Совершенно неточно интерпретировалось сплошь и рядом первое стихотворение книги – знаменитое «Про эти стихи». То, что трактовалось как попытка спрятаться от жизни, как высокомерная отстраненность от сегодняшнего дня, на самом деле – в особой структуре книги – было опять-таки обозначением масштаба, на этот раз масштаба исторического и общекультурного:
Кто тропку к двери проторил,
К дыре, засыпанной крупой,
Пока я с Байроном курил,
Пока я пил с Эдгаром По?
Пока в Дарьял, как к другу вхож,
Как в ад, в цейхгауз и в арсенал,
Я жизнь, как Лермонтова дрожь,
Как губы в вермут, окунал.
На этом фоне гигантской бури с ясно обозначенными природными, историческими, общекультурными аспектами развивается сюжет книги. Сюжет драматический, напряженный, с тяжким поражением героя в финале. Личная драма, встроенная в драму всенародную, – вот что такое «Сестра моя – жизнь».
Второй короткий эпиграф – к стихотворению «До всего этого была зима»: «Возможно ли, – было ли это?» (Верлен) – играет немалую смыслообразующую роль. Зима, разряжающая осенний ужас и приносящая свежесть и облегчение, зима 1916/17 года была до революции, до мятежного лета 1917 года. И горестный верленовский вопрос отсекает одну эпоху от другой. Уже немыслимое дореволюционное время – навсегда позади…
Стихотворение «Распад» расположено ровно посредине книги. Это – рубеж.
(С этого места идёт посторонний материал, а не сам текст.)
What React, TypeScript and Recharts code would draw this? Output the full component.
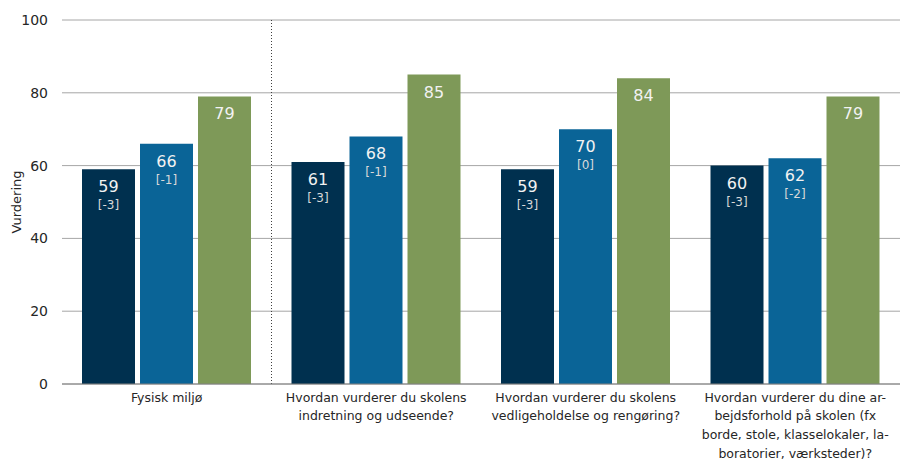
import { BarChart, Bar, XAxis, YAxis, CartesianGrid, LabelList, ReferenceLine } from 'recharts'

const categories = [
  'Fysisk miljø',
  'Hvordan vurderer du skolens indretning og udseende?',
  'Hvordan vurderer du skolens vedligeholdelse og rengøring?',
  'Hvordan vurderer du dine arbejdsforhold på skolen (fx borde, stole, klasselokaler, laboratorier, værksteder)?',
]

const tickLines = [
  ['Fysisk miljø'],
  ['Hvordan vurderer du skolens', 'indretning og udseende?'],
  ['Hvordan vurderer du skolens', 'vedligeholdelse og rengøring?'],
  ['Hvordan vurderer du dine ar-', 'bejdsforhold på skolen (fx', 'borde, stole, klasselokaler, la-', 'boratorier, værksteder)?'],
]

const seriesA = [59, 61, 59, 60]
const changeA = [-3, -3, -3, -3]
const seriesB = [66, 68, 70, 62]
const changeB = [-1, -1, 0, -2]
const seriesC = [79, 85, 84, 79]

const yTicks = [0, 20, 40, 60, 80, 100]

const data = categories.map((name, i) => ({
  name,
  a: seriesA[i],
  da: changeA[i],
  b: seriesB[i],
  db: changeB[i],
  c: seriesC[i],
}))

const FONT = 'DejaVu Sans, sans-serif'

function CategoryTick(props: any) {
  const { x, y, payload } = props
  const lines = tickLines[payload.index] || [payload.value]
  return (
    <g transform={`translate(${x},${y})`}>
      {lines.map((line, i) => (
        <text
          key={i}
          x={0}
          y={i * 18.7 + 9.5}
          textAnchor="middle"
          fontSize={12.5}
          fontFamily={FONT}
          fill="#262626"
        >
          {line}
        </text>
      ))}
    </g>
  )
}

function makeLabel(changes: number[] | null) {
  return (props: any) => {
    const { x, y, width, value, index } = props
    const cx = x + width / 2
    return (
      <g>
        <text x={cx} y={y + 23} textAnchor="middle" fontSize={16} fontFamily={FONT} fill="#f2f2f2">
          {value}
        </text>
        {changes && (
          <text x={cx} y={y + 40} textAnchor="middle" fontSize={12} fontFamily={FONT} fill="#d9d9d9">
            [{changes[index]}]
          </text>
        )}
      </g>
    )
  }
}

export default function App() {
  return (
    <div style={{ position: 'fixed', left: 0, top: 0, background: '#fff' }}>
      <BarChart
        width={901}
        height={461}
        data={data}
        margin={{ top: 20, right: 1, left: 0, bottom: 0 }}
        barSize={53}
        barGap={5}
      >
        <CartesianGrid vertical={false} stroke="#a6a6a6" strokeWidth={1} />
        <XAxis
          dataKey="name"
          tickLine={false}
          axisLine={{ stroke: '#808080' }}
          interval={0}
          height={77}
          tick={<CategoryTick />}
        />
        <YAxis
          width={62}
          domain={[0, 100]}
          ticks={yTicks}
          axisLine={false}
          tickLine={false}
          tickMargin={8}
          tick={{ fontSize: 14, fontFamily: FONT, fill: '#262626' }}
          label={{
            value: 'Vurdering',
            angle: -90,
            position: 'insideLeft',
            offset: 16,
            style: { fontSize: 13, fontFamily: FONT, fill: '#262626', textAnchor: 'middle' },
          }}
        />
        <ReferenceLine
          x={categories[0]}
          position="end"
          stroke="#404040"
          strokeDasharray="1 2"
        />
        <Bar dataKey="a" fill="#00304f" isAnimationActive={false}>
          <LabelList dataKey="a" content={makeLabel(changeA)} />
        </Bar>
        <Bar dataKey="b" fill="#0a6497" isAnimationActive={false}>
          <LabelList dataKey="b" content={makeLabel(changeB)} />
        </Bar>
        <Bar dataKey="c" fill="#7e9958" isAnimationActive={false}>
          <LabelList dataKey="c" content={makeLabel(null)} />
        </Bar>
      </BarChart>
    </div>
  )
}
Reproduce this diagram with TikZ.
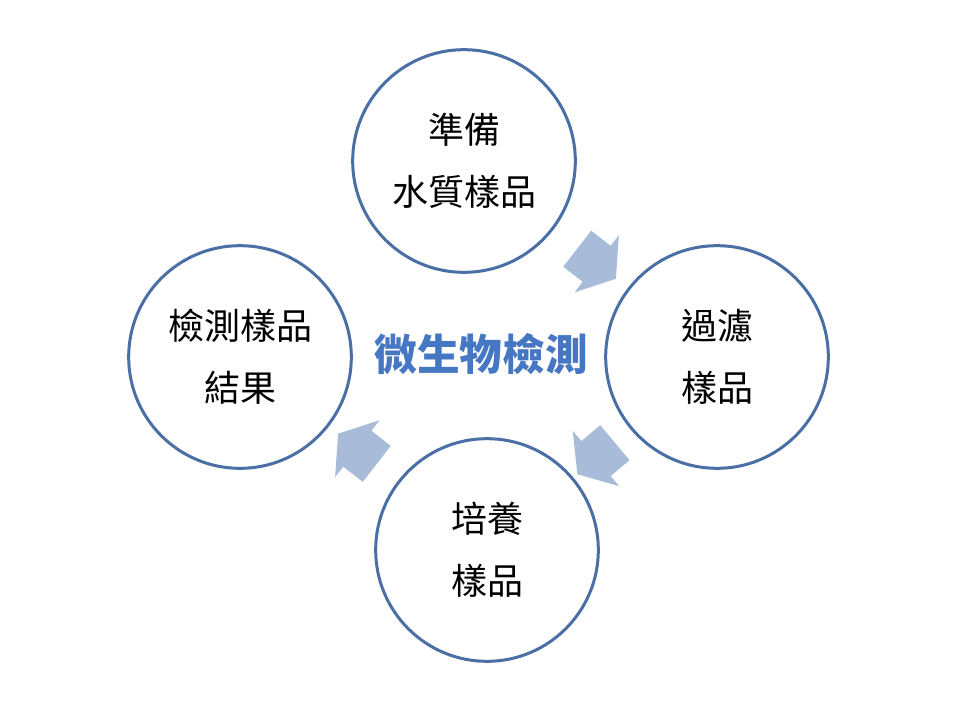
\documentclass[tikz,border=0pt]{standalone}
\usepackage{fontspec}
\newfontfamily\cjk{Noto Sans CJK TC}
\usetikzlibrary{shapes.arrows}
\definecolor{ringblue}{HTML}{4A6FA5}
\definecolor{arrowblue}{HTML}{A8BBD9}
\definecolor{titleblue}{HTML}{4677C2}
\tikzset{
  stage/.style={circle, draw=ringblue, line width=2.25pt, fill=white, minimum size=167pt, inner sep=0pt, align=center, font=\cjk\fontsize{27}{46.5}\selectfont},
  flowarrow/.style={single arrow, fill=arrowblue, draw=none, inner xsep=0pt, inner ysep=16.9pt, minimum height=36.75pt, single arrow head extend=10pt, single arrow tip angle=112, sloped, allow upside down}
}
\begin{document}
\begin{tikzpicture}[x=0.75pt,y=-0.75pt]
	\useasboundingbox (0,0) rectangle (960,720);
	% four stages of the cycle
	\node[stage] (prep) at (464,161) {準備\\水質樣品};
	\node[stage] (filter) at (717,357) {過濾\\樣品};
	\node[stage] (culture) at (487,550) {培養\\樣品};
	\node[stage] (result) at (240,357) {檢測樣品\\結果};
	% title in the middle
	\node[font=\cjk\bfseries\fontsize{32}{38}\selectfont, text=titleblue] (title) at (481,354) {微生物檢測};
	% arrows between stages
	\path (prep) -- node[flowarrow] {} (filter);
	\path (filter) -- node[flowarrow] {} (culture);
	\path (culture) -- node[flowarrow] {} (result);
\end{tikzpicture}
\end{document}
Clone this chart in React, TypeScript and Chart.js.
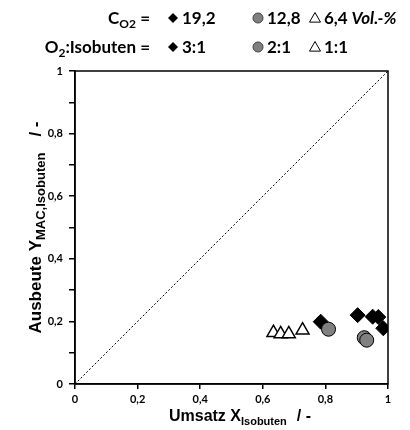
import React, { useEffect, useRef } from "react";
import { Chart, registerables } from "chart.js";

Chart.register(...registerables);

// Data
const diamondX = [0.785, 0.903, 0.951, 0.969, 0.985];
const diamondY = [0.199, 0.22, 0.215, 0.214, 0.178];
const circleX = [0.81, 0.924, 0.932];
const circleY = [0.175, 0.148, 0.14];
const triangleX = [0.634, 0.657, 0.683, 0.727];
const triangleY = [0.164, 0.16, 0.16, 0.172];
const diagonalX = [0, 1];
const diagonalY = [0, 1];

const legendConc = ["19,2", "12,8", "6,4"];
const legendRatio = ["3:1", "2:1", "1:1"];

const toPts = (xs: number[], ys: number[]) => xs.map((x, i) => ({ x, y: ys[i] }));

const fmt = (v: number) => {
  const r = Math.round(v * 10) / 10;
  return String(r).replace(".", ",");
};

type Part = { text: string; font: string; dy: number; gap?: number };

function richWidth(ctx: CanvasRenderingContext2D, parts: Part[]) {
  let w = 0;
  for (const p of parts) {
    ctx.font = p.font;
    w += (p.gap || 0) + ctx.measureText(p.text).width;
  }
  return w;
}

function drawRich(ctx: CanvasRenderingContext2D, parts: Part[], x: number, y: number) {
  let cx = x;
  ctx.textAlign = "left";
  ctx.textBaseline = "alphabetic";
  for (const p of parts) {
    ctx.font = p.font;
    cx += p.gap || 0;
    ctx.fillText(p.text, cx, y + p.dy);
    cx += ctx.measureText(p.text).width;
  }
}

function marker(ctx: CanvasRenderingContext2D, kind: string, x: number, y: number) {
  ctx.save();
  ctx.lineWidth = 1;
  ctx.strokeStyle = "#000";
  ctx.beginPath();
  if (kind === "diamond") {
    const r = 5;
    ctx.moveTo(x, y - r);
    ctx.lineTo(x + r, y);
    ctx.lineTo(x, y + r);
    ctx.lineTo(x - r, y);
    ctx.closePath();
    ctx.fillStyle = "#000";
    ctx.fill();
  } else if (kind === "circle") {
    ctx.arc(x, y, 5, 0, Math.PI * 2);
    ctx.fillStyle = "#808080";
    ctx.fill();
    ctx.strokeStyle = "#404040";
    ctx.stroke();
  } else {
    const r = 5.5;
    ctx.moveTo(x, y - r);
    ctx.lineTo(x + r, y + r * 0.75);
    ctx.lineTo(x - r, y + r * 0.75);
    ctx.closePath();
    ctx.fillStyle = "#fff";
    ctx.fill();
    ctx.stroke();
  }
  ctx.restore();
}

const decorPlugin = {
  id: "decor",
  afterDraw(chart: any) {
    const ctx: CanvasRenderingContext2D = chart.ctx;
    const a = chart.chartArea;
    ctx.save();
    // frame
    ctx.strokeStyle = "#000";
    ctx.lineWidth = 1.5;
    ctx.strokeRect(a.left, a.top, a.right - a.left, a.bottom - a.top);

    ctx.fillStyle = "#000";
    const big = "bold 16px 'Liberation Sans', Arial, sans-serif";
    const sub = "bold 11px 'Liberation Sans', Arial, sans-serif";
    const bigY = "bold 17px 'Liberation Sans', Arial, sans-serif";
    const subY = "bold 13px 'Liberation Sans', Arial, sans-serif";

    // x title
    const xParts: Part[] = [
      { text: "Umsatz X", font: big, dy: 0 },
      { text: "Isobuten", font: sub, dy: 4 },
      { text: "/ -", font: big, dy: 0, gap: 10 },
    ];
    const xw = richWidth(ctx, xParts);
    drawRich(ctx, xParts, 240 - xw / 2, 421);

    // y title
    const yParts: Part[] = [
      { text: "Ausbeute Y", font: bigY, dy: 0 },
      { text: "MAC,Isobuten", font: subY, dy: 4 },
      { text: "/ -", font: bigY, dy: 0, gap: 16 },
    ];
    const yw = richWidth(ctx, yParts);
    ctx.save();
    ctx.translate(41, (a.top + a.bottom) / 2);
    ctx.rotate(-Math.PI / 2);
    drawRich(ctx, yParts, -yw / 2, 0);
    ctx.restore();

    // legend
    const lf = "bold 17px Lato, 'Open Sans', sans-serif";
    const lfi = "italic bold 17px Lato, 'Open Sans', sans-serif";
    const ls = "bold 12px Lato, 'Open Sans', sans-serif";
    const rightEdge = 150;
    const row1 = 24;
    const row2 = 53;
    const r1: Part[] = [
      { text: "C", font: lf, dy: 0 },
      { text: "O2", font: ls, dy: 4 },
      { text: " =", font: lf, dy: 0 },
    ];
    drawRich(ctx, r1, rightEdge - richWidth(ctx, r1), row1);
    const r2: Part[] = [
      { text: "O", font: lf, dy: 0 },
      { text: "2", font: ls, dy: 4 },
      { text: ":Isobuten =", font: lf, dy: 0 },
    ];
    drawRich(ctx, r2, rightEdge - richWidth(ctx, r2), row2);

    const cols = [168, 253, 310];
    const kinds = ["diamond", "circle", "triangle"];
    cols.forEach((cx, i) => {
      marker(ctx, kinds[i], cx + 5, row1 - 6);
      marker(ctx, kinds[i], cx + 5, row2 - 6);
      const p1: Part[] = [{ text: legendConc[i], font: lf, dy: 0 }];
      if (i === 2) p1.push({ text: " Vol.-%", font: lfi, dy: 0 });
      drawRich(ctx, p1, cx + 14, row1);
      drawRich(ctx, [{ text: legendRatio[i], font: lf, dy: 0 }], cx + 14, row2);
    });
    ctx.restore();
  },
};

export default function App() {
  const ref = useRef<HTMLCanvasElement | null>(null);
  useEffect(() => {
    if (!ref.current) return;
    const tickFont = { family: "Lato, 'Open Sans', sans-serif", size: 11, weight: "bold" as const };
    const chart = new Chart(ref.current, {
      type: "scatter",
      data: {
        datasets: [
          {
            label: "12,8",
            data: toPts(circleX, circleY),
            pointStyle: "circle",
            pointRadius: 7,
            backgroundColor: "#808080",
            borderColor: "#000",
            borderWidth: 1,
            order: 0,
          },
          {
            label: "19,2",
            data: toPts(diamondX, diamondY),
            pointStyle: "rectRot",
            pointRadius: 7.5,
            backgroundColor: "#000",
            borderColor: "#000",
            borderWidth: 1,
            order: 1,
          },
          {
            label: "6,4",
            data: toPts(triangleX, triangleY),
            pointStyle: "triangle",
            pointRadius: 7.5,
            backgroundColor: "#fff",
            borderColor: "#000",
            borderWidth: 1.5,
            order: 2,
          },
          {
            label: "diag",
            data: toPts(diagonalX, diagonalY),
            showLine: true,
            pointRadius: 0,
            borderColor: "#000",
            borderWidth: 1,
            borderDash: [2, 2],
            order: 3,
          } as any,
        ],
      },
      options: {
        animation: false,
        responsive: false,
        layout: { padding: { top: 71, right: 22, left: 0, bottom: 0 } },
        plugins: { legend: { display: false }, tooltip: { enabled: false } },
        scales: {
          x: {
            type: "linear",
            min: 0,
            max: 1,
            afterFit: (s: any) => {
              s.height = 46;
            },
            ticks: {
              stepSize: 0.2,
              color: "#000",
              font: tickFont,
              padding: 4,
              maxRotation: 0,
              callback: (v: any) => fmt(Number(v)),
            },
            grid: { drawOnChartArea: false, tickLength: 5, color: "#000", lineWidth: 1.5 },
            border: { color: "#000", width: 1.5 },
          },
          y: {
            type: "linear",
            min: 0,
            max: 1,
            afterFit: (s: any) => {
              s.width = 75;
            },
            ticks: {
              stepSize: 0.1,
              autoSkip: false,
              color: "#000",
              font: tickFont,
              padding: 6,
              callback: (v: any) => {
                const k = Math.round(Number(v) * 10);
                return k % 2 === 0 ? fmt(Number(v)) : "";
              },
            },
            grid: { drawOnChartArea: false, tickLength: 6, color: "#000", lineWidth: 1.5 },
            border: { color: "#000", width: 1.5 },
          },
        },
      },
      plugins: [decorPlugin],
    });
    return () => chart.destroy();
  }, []);
  return (
    <div style={{ position: "fixed", left: 0, top: 0, width: 410, height: 430, background: "#fff" }}>
      <canvas ref={ref} width={410} height={430} style={{ width: 410, height: 430, display: "block" }} />
    </div>
  );
}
На нем кончается светлая идиллическая часть книги («Возможно ли, – было ли это?») и начинается драма с горестными признаками времени – почти сразу за «Распадом» два мрачных стихотворения «Душная ночь» (в котором обыгрываются приметы и мотивы первой половины книги) и «Еще более душный рассвет» (где кошмар бессонницы проявляется в громко говорящих приметах – арестанты, мокрые шинели, рекруты, пленные…).
Но все это не имело и доли того угрожающего смысла, который придает книге эпиграф к «Распаду»: «Вдруг стало видимо далеко во все концы света»[12].
Эпиграф этот, поставленный Пастернаком в первом издании «Сестры моей – жизни», исчез в однотомнике 1933 года, а в собрании стихотворений и поэм 1935 года исчезло и само стихотворение. Единственное. Все остальное осталось.